Single Market, the Heart of Europe
It’s easy and also the same time it’s very important to look at the Map of Europe. It allows you to imagine the priories for the European Integration Process: free movements of goods, capital, services and people, but also transport and energy networks, a common environmental law, a common European Agriculture policy and food safety rules. All this represents the connective tissue of a European integrated economy and society, completed by a competition policy and state aid legislation which is a check and balance system for a right development of the Single Market.
What did Europe do?
A first-time foreign tourist to Europe would soon realize that something called the European Europe (EU) exists but might not understand exactly what it is. Signs at the airport in a EU Member State (by far the majority of European States and with the exemption of some states, like France, which has implemented some specific anti-terrorisms rules) would direct the visitors into the “NON-EU” line for inspections by national immigration officers (there are no EU immigration officers). Once finished with border formalities, the visitors would need to change money.
In twelve of the EU’s currently twenty-height Member States the visitors would receive euro notes and coins but in other Member States would receive national currency. Travelling around the Country, the visitors would see the distinctive EU flag prominently displayed. In the EU’s poorer regions, the visitors would notice signs adorned with the EU flag proudly proclaiming that various infrastructural projects were being found in part by EU Commission. Staying within the territory of EU, the visitor would be able to travel unimpeded across some, but not all, national borders.
A curious and discerning visitor would discover that national political systems are alive and well in the EU, but there is a complementary political system centered on Brussels, meaning in this case not the politics of Belgium, but the locus of EU policy making. National Governments, Parliaments, Courts and other bodies participate in the EU system, as do separate EU institutions such as the European Commission and the European Parliament, located in Brussels and Strasbourg, the Court of Justice located in Luxembourg and the Social and Economic Committee, as far as the Regions Committee (these last bodies are only advisory bodies). Further enquiry would reveal that a complex system of EU governance produces rules and regulations harmonizing the national legislations of the Member States, sometimes substituting them, sometimes only “point the way” to the national legislators.
All these Institutions, with the Council representing the Member States “as a whole”, created for the Europeans a unique space for live and work together.
The “European Big Market”: a way to live equally
For citizens and enterprises, the Single Market refers to the EU as one territory without any internal borders or other regulatory obstacles to the free movement of goods and services.
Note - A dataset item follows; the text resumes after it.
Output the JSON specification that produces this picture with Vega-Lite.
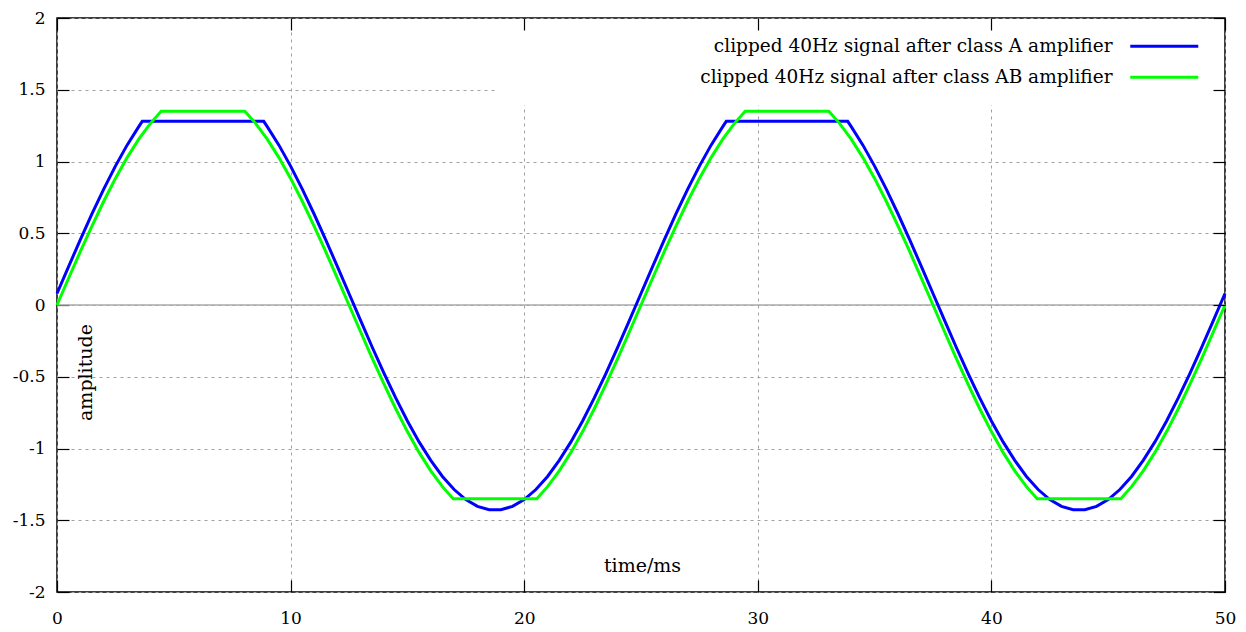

A functioning Single Market stimulates competition and trade, improves efficiency, raises quality and helps cut prices. The European Single Market is one of the EU’s greatest achievements. It has fueled economic growth and made the everyday life of European Businesses and consumers easier.
The Single Market Strategy is the European Commission plan to unlock the full potential of the Single Market. The Single Market is the Heart of the European Project, but its benefits do not always materialize because Single Market rules are not known or full implemented, or they are undermined by other barriers. So that the Commission has decided to give the Single Market a boost by improving mobility for services provided, ensuring that innovative business models can flourish, making it easier for retailers to do business across borders and enhancing access to goods and services throughout in the EU.
The EU Single Market accounts for 500 million consumers and 21 million small and medium-size enterprises (SMEs). The Commission’s main goal is to ensure the free-movement of goods within the market, and to set high safety standards for consumers and the protection of the environment.
Services are crucial to the Single Market. They account for over 70% of all economy activity in the EU and a similar proportion of its employment. EU companies have the freedom to establish themselves in other EU countries and the freedom to provide services in countries other than the one in which they are established.
A fully functional Digital Single Market would bring many benefits to European businesses and consumers. It would promote innovation and create hundreds of thousands of new jobs. The Commission has adopted an ambitious strategy to complete the Digital Single Market that targets ICT standards and interoperability and e-commerce.
Standards are voluntary technical specification that apply to various products, materials, services and processes. They can help reduce costs, improve safety, enhance competition and facilitate the acceptance of innovation.
The Commission works to remove barriers to intra-EU trade and prevent to the creation of new ones so enterprises can trade freely in the EU and beyond. It applies Treaty rules prohibiting quantitative restrictions on imports and exports.
The Commission introduced the CE mark to indicate that a product meets high safety, health and environment protection requirements and can be sold throughout the European Economic Area.
Public Procurement is the acquisition of goods and services by public authorities such as national, regional or municipal governments. The EU works to ensure that public procurement is fair, competitive and conducive to the Single Market.
All these issues constitute the New Commission Strategy on Single Market.
It will be difficult for UK withdraw from this legal framework. Negotiations will be very intensive for all the parties, but it is clear that the cost of replicating some or all of these features in the UK will be costly both in economic and human terms.
Across the EUniverse does not wish to see the UK leave but at the same time wishes to see that the EU grows and grows in a way that will make it attractive to others as a cultural, social and economic center that will be the envy of all.